Leider war im folgenden Jahr nicht viel Zeit, weiter diese Problematik zu diskutieren.
Denn der 1. Mai 1999 stand im Zeichen der Antifamobilisierung gegen den geplanten
Nazi-Aufmarsch in Bremen. Das Bündnis „Streichen bei den Reichen!“ mobilisierte
wie wild und stellte kostenlose Busse nach Bremen zur Verfügung. Am Morgen des
1. Mai führen dann schließlich 150 Menschen los, um den Nazis die Straße zu
nehmen. Für alle, die nicht nach Bremen fahren wollten oder konnten, gab es
trotzdem den unabhängigen Block, der logischerweise um einiges kleiner ausfiel.

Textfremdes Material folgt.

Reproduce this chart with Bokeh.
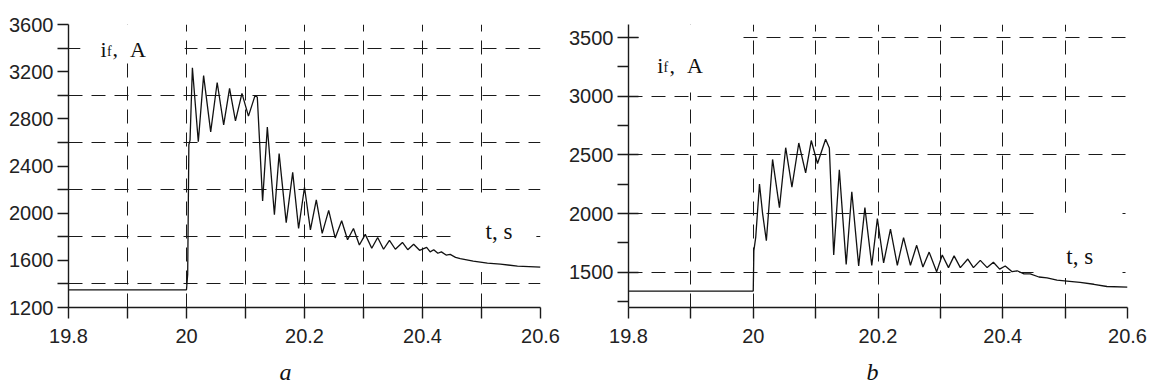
from bokeh.plotting import figure
from bokeh.models import FixedTicker, CustomJSTickFormatter, Label, BoxAnnotation
from bokeh.layouts import row, column
from bokeh.embed import file_html
from bokeh.resources import INLINE

# ---------------- data ----------------
# panel a
t_a = [19.800, 20.000, 20.002, 20.004, 20.006, 20.010, 20.020, 20.029, 20.041, 20.052,
       20.063, 20.073, 20.083, 20.094, 20.105, 20.116, 20.120, 20.129, 20.137, 20.149,
       20.157, 20.169, 20.180, 20.190, 20.200, 20.210, 20.220, 20.230, 20.241, 20.252,
       20.263, 20.273, 20.283, 20.293, 20.303, 20.314, 20.324, 20.334, 20.344, 20.354,
       20.366, 20.375, 20.385, 20.395, 20.407, 20.413, 20.419, 20.426, 20.432, 20.440,
       20.447, 20.456, 20.464, 20.486, 20.510, 20.532, 20.561, 20.600]
i_a = [1350, 1350, 1480, 2580, 2620, 3233, 2606, 3166, 2690, 3108,
       2748, 3058, 2782, 3016, 2823, 2995, 2985, 2104, 2731, 1987,
       2505, 1920, 2346, 1870, 2220, 1858, 2112, 1828, 2024, 1790,
       1936, 1774, 1870, 1730, 1820, 1702, 1794, 1694, 1769, 1694,
       1752, 1690, 1736, 1685, 1710, 1672, 1690, 1660, 1672, 1645,
       1650, 1625, 1615, 1593, 1577, 1568, 1551, 1543]

# panel b
t_b = [19.800, 20.000, 20.001, 20.004, 20.010, 20.015, 20.021, 20.031, 20.042, 20.052,
       20.062, 20.073, 20.084, 20.093, 20.103, 20.116, 20.122, 20.129, 20.138, 20.149,
       20.158, 20.169, 20.179, 20.190, 20.199, 20.209, 20.220, 20.231, 20.241, 20.252,
       20.262, 20.272, 20.282, 20.294, 20.303, 20.313, 20.322, 20.332, 20.344, 20.353,
       20.364, 20.375, 20.385, 20.395, 20.404, 20.415, 20.423, 20.434, 20.444, 20.458,
       20.471, 20.487, 20.503, 20.524, 20.546, 20.567, 20.600]
i_b = [1340, 1340, 1685, 1800, 2253, 2000, 1769, 2462, 2051, 2562,
       2226, 2602, 2347, 2623, 2427, 2634, 2560, 1648, 2373, 1567,
       2186, 1554, 2051, 1559, 1957, 1581, 1867, 1560, 1796, 1560,
       1730, 1545, 1672, 1504, 1648, 1540, 1640, 1540, 1613, 1540,
       1602, 1540, 1586, 1527, 1554, 1505, 1513, 1486, 1486, 1460,
       1452, 1433, 1425, 1414, 1398, 1379, 1373]

x_major = [19.8, 20.0, 20.2, 20.4, 20.6]
x_minor = [19.9, 20.1, 20.3, 20.5]
ya_major = [1200, 1600, 2000, 2400, 2800, 3200, 3600]
ya_minor = [1400, 1800, 2200, 2600, 3000, 3400]
yb_major = [1500, 2000, 2500, 3000, 3500]
yb_minor = [1250, 1750, 2250, 2750, 3250]

ylabel_i = "i"
ylabel_sub = "f"
ylabel_unit = "A"
xlabel_text = "t, s"
panel_names = ["a", "b"]

INK = "#1a1a1a"
DASH = "14 9"
SERIF = "Liberation Serif"
SANS = "Liberation Sans"

xfmt = "return (Math.round(tick*10)/10).toString();"
yfmt = "return tick.toFixed(0);"


def style(p, xt, yt):
    p.outline_line_color = None
    p.xaxis.ticker = xt
    p.yaxis.ticker = yt
    p.xaxis.formatter = CustomJSTickFormatter(code=xfmt)
    p.yaxis.formatter = CustomJSTickFormatter(code=yfmt)
    for ax in (p.xaxis[0], p.yaxis[0]):
        ax.axis_line_color = INK
        ax.axis_line_width = 1.4
        ax.major_tick_line_color = INK
        ax.major_tick_line_width = 1.4
        ax.minor_tick_line_color = INK
        ax.minor_tick_line_width = 1.4
        ax.major_tick_out = 11
        ax.minor_tick_out = 11
        ax.minor_tick_in = 0
        ax.major_label_text_font = SANS
        ax.major_label_text_font_size = "20px"
        ax.major_label_text_color = "#222222"
    p.xaxis.major_tick_in = 0
    p.xaxis.major_label_standoff = 10
    p.yaxis.major_label_standoff = 4


# ---------------- panel a ----------------
pa = figure(width=560, height=357, x_range=(19.8, 20.6), y_range=(1200, 3600),
            output_backend="svg", toolbar_location=None, title=None,
            min_border_left=68, min_border_right=20, min_border_top=24, min_border_bottom=46)
style(pa, FixedTicker(ticks=x_major, minor_ticks=x_minor),
      FixedTicker(ticks=ya_major, minor_ticks=ya_minor))
pa.yaxis.major_tick_in = 0
pa.xgrid.grid_line_color = INK
pa.xgrid.grid_line_dash = DASH
pa.xgrid.minor_grid_line_color = INK
pa.xgrid.minor_grid_line_dash = DASH
pa.ygrid.grid_line_color = None
pa.ygrid.minor_grid_line_color = INK
pa.ygrid.minor_grid_line_dash = DASH

pa.add_layout(BoxAnnotation(left=19.820, right=19.997, bottom=3282, top=3600,
                            fill_color="white", fill_alpha=1, line_color=None, level="underlay"))
pa.add_layout(BoxAnnotation(left=20.459, right=20.593, bottom=1501, top=2103,
                            fill_color="white", fill_alpha=1, line_color=None, level="underlay"))

pa.line(t_a, i_a, line_color="#111111", line_width=1.3)

# ---------------- panel b ----------------
pb = figure(width=593, height=357, x_range=(19.8, 20.6), y_range=(1200, 3612),
            output_backend="svg", toolbar_location=None, title=None,
            min_border_left=68, min_border_right=26, min_border_top=8, min_border_bottom=50)
style(pb, FixedTicker(ticks=x_major, minor_ticks=x_minor),
      FixedTicker(ticks=yb_major, minor_ticks=yb_minor))
pb.yaxis.major_tick_in = 10
pb.xgrid.grid_line_color = INK
pb.xgrid.grid_line_dash = DASH
pb.xgrid.minor_grid_line_color = INK
pb.xgrid.minor_grid_line_dash = DASH
pb.ygrid.grid_line_color = INK
pb.ygrid.grid_line_dash = DASH

pb.add_layout(BoxAnnotation(left=19.816, right=19.971, bottom=3032, top=3612,
                            fill_color="white", fill_alpha=1, line_color=None, level="underlay"))
pb.add_layout(BoxAnnotation(left=20.460, right=20.592, bottom=1452, top=2008,
                            fill_color="white", fill_alpha=1, line_color=None, level="underlay"))

pb.line(t_b, i_b, line_color="#111111", line_width=1.3)


def add_labels(p, xi, yi, xf, yf, xc, xA, xt, yt):
    common = dict(text_font=SERIF, text_color="#111111", text_baseline="alphabetic")
    p.add_layout(Label(x=xi, y=yi, text=ylabel_i, text_font_size="22px", **common))
    p.add_layout(Label(x=xf, y=yf, text=ylabel_sub, text_font_size="14px", **common))
    p.add_layout(Label(x=xc, y=yi, text=",", text_font_size="22px", **common))
    p.add_layout(Label(x=xA, y=yi, text=ylabel_unit, text_font_size="22px", **common))
    p.add_layout(Label(x=xt, y=yt, text=xlabel_text, text_font_size="23px", **common))


add_labels(pa, 19.8542, 3391, 19.8653, 3370, 19.8746, 19.9042, 20.5068, 1844)
add_labels(pb, 19.8460, 3261, 19.8561, 3242, 19.8657, 19.8938, 20.5019, 1635)


# ---------------- caption strips (panel letters) ----------------
def caption(width, right, name, xpos):
    q = figure(width=width, height=28, x_range=(19.8, 20.6), y_range=(0, 1),
               output_backend="svg", toolbar_location=None, title=None,
               x_axis_type=None, y_axis_type=None,
               min_border_left=68, min_border_right=right, min_border_top=0, min_border_bottom=0)
    q.outline_line_color = None
    q.add_layout(Label(x=xpos, y=0.5, text=name, text_font=SERIF, text_font_style="italic",
                       text_font_size="24px", text_color="#111111", text_baseline="middle"))
    return q


qa = caption(560, 20, panel_names[0], 20.1576)
qb = caption(593, 26, panel_names[1], 20.1814)

layout = column(row(pa, pb), row(qa, qb))
open("out.html", "w").write(file_html(layout, INLINE))
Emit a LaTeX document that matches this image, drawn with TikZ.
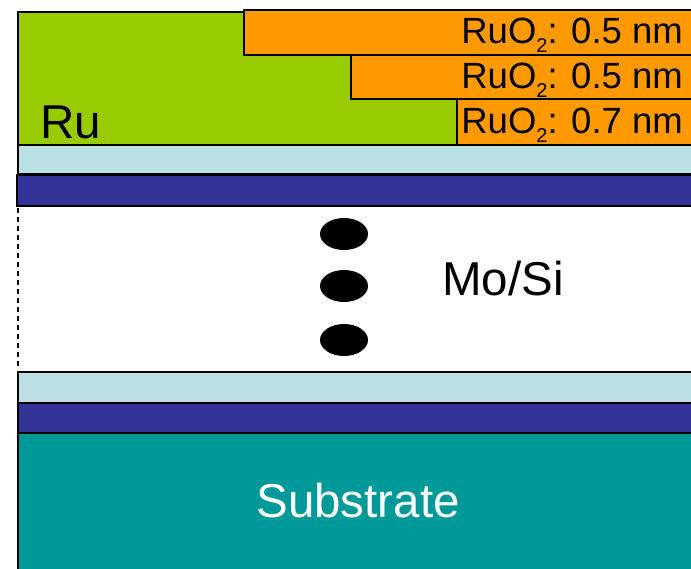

Dennoch kam es in diesem Jahr zu den Vorfällen, die zu den Auseinandersetzungen
in diesem Jahr führten.
- Ein Bus mit mehreren Dutzend Nazis aus dem Ruhrgebiet hatte sich Oldenburg
als Ziel ausgesucht (Oldenburg wurde nach dem Verbot des Aufmarsches in Bremen
kurzzeitig als Ausweichpunkt der Nazis gehandelt). Die Faschos versammelten
sich auf dem Pferdemarkt, um dort eine Kundgebung durchzuführen. Zu diesem Zeitpunkt
war die 1. Mai-Demo gerage in der Nähe des Lappans. Der unabhängige Block löste
sich (nach diversen, vergebenen Appellen an den DGB, sich solidarisch zu verhalten
und sich den Nazis entgegenzutreten oder zumindest stehenzubleiben) aus dem
Demozug und suchte den Kontakt mit den Nazis. Am Pferdemarkt angekommen zogen
die Bullen sofort mehreren Be-helmte und Hunde auf, stoppten den Block und stopften
die Nazis schnellstmöglich wieder in ihren Bus und schickten sie mit Begleitung
nach Hause. Der DGB war zwischenzeitig locker-flockig zum Schloßplatz gezogen
und begann traditionell sich zu besaufen.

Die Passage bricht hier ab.